+++ Supplied data +++

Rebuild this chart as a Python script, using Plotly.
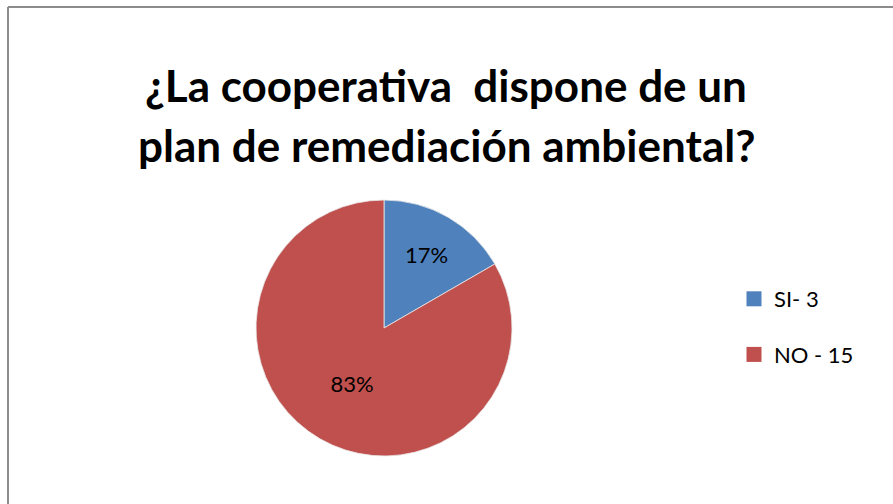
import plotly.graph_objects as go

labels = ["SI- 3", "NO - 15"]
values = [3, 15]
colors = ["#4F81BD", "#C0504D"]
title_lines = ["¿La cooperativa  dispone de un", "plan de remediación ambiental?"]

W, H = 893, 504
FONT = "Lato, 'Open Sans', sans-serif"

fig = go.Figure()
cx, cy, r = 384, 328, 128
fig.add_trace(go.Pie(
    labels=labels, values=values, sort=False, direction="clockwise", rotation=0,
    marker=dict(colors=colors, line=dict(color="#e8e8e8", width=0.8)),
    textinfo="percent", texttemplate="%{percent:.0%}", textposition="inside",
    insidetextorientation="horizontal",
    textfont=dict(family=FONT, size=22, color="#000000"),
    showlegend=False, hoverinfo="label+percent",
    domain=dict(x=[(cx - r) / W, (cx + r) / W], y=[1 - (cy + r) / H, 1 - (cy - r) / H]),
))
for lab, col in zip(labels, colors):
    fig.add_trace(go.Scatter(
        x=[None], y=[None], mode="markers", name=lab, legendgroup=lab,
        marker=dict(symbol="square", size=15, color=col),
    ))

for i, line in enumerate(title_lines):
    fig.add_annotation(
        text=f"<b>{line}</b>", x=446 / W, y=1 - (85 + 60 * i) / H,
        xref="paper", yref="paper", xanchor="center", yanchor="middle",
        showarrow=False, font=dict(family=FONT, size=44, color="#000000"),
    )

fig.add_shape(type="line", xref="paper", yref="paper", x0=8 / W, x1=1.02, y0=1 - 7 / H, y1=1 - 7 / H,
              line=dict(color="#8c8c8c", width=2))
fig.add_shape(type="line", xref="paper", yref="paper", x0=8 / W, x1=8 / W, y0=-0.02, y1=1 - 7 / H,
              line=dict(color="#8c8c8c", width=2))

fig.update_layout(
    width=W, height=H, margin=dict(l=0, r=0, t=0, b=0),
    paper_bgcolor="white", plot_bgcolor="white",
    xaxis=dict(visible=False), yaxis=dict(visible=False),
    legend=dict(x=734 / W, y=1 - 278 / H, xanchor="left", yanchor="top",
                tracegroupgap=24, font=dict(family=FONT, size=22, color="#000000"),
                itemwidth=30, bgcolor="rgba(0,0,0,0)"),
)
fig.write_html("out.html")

+++

=== Instruction ===
Make an exact copy of all the material, but keep the pictures out of it.

=== Reply ===
Rebuild this chart as a Python script, using Plotly.
import plotly.graph_objects as go

labels = ["SI- 3", "NO - 15"]
values = [3, 15]
colors = ["#4F81BD", "#C0504D"]
title_lines = ["¿La cooperativa  dispone de un", "plan de remediación ambiental?"]

W, H = 893, 504
FONT = "Lato, 'Open Sans', sans-serif"

fig = go.Figure()
cx, cy, r = 384, 328, 128
fig.add_trace(go.Pie(
    labels=labels, values=values, sort=False, direction="clockwise", rotation=0,
    marker=dict(colors=colors, line=dict(color="#e8e8e8", width=0.8)),
    textinfo="percent", texttemplate="%{percent:.0%}", textposition="inside",
    insidetextorientation="horizontal",
    textfont=dict(family=FONT, size=22, color="#000000"),
    showlegend=False, hoverinfo="label+percent",
    domain=dict(x=[(cx - r) / W, (cx + r) / W], y=[1 - (cy + r) / H, 1 - (cy - r) / H]),
))
for lab, col in zip(labels, colors):
    fig.add_trace(go.Scatter(
        x=[None], y=[None], mode="markers", name=lab, legendgroup=lab,
        marker=dict(symbol="square", size=15, color=col),
    ))

for i, line in enumerate(title_lines):
    fig.add_annotation(
        text=f"<b>{line}</b>", x=446 / W, y=1 - (85 + 60 * i) / H,
        xref="paper", yref="paper", xanchor="center", yanchor="middle",
        showarrow=False, font=dict(family=FONT, size=44, color="#000000"),
    )

fig.add_shape(type="line", xref="paper", yref="paper", x0=8 / W, x1=1.02, y0=1 - 7 / H, y1=1 - 7 / H,
              line=dict(color="#8c8c8c", width=2))
fig.add_shape(type="line", xref="paper", yref="paper", x0=8 / W, x1=8 / W, y0=-0.02, y1=1 - 7 / H,
              line=dict(color="#8c8c8c", width=2))

fig.update_layout(
    width=W, height=H, margin=dict(l=0, r=0, t=0, b=0),
    paper_bgcolor="white", plot_bgcolor="white",
    xaxis=dict(visible=False), yaxis=dict(visible=False),
    legend=dict(x=734 / W, y=1 - 278 / H, xanchor="left", yanchor="top",
                tracegroupgap=24, font=dict(family=FONT, size=22, color="#000000"),
                itemwidth=30, bgcolor="rgba(0,0,0,0)"),
)
fig.write_html("out.html")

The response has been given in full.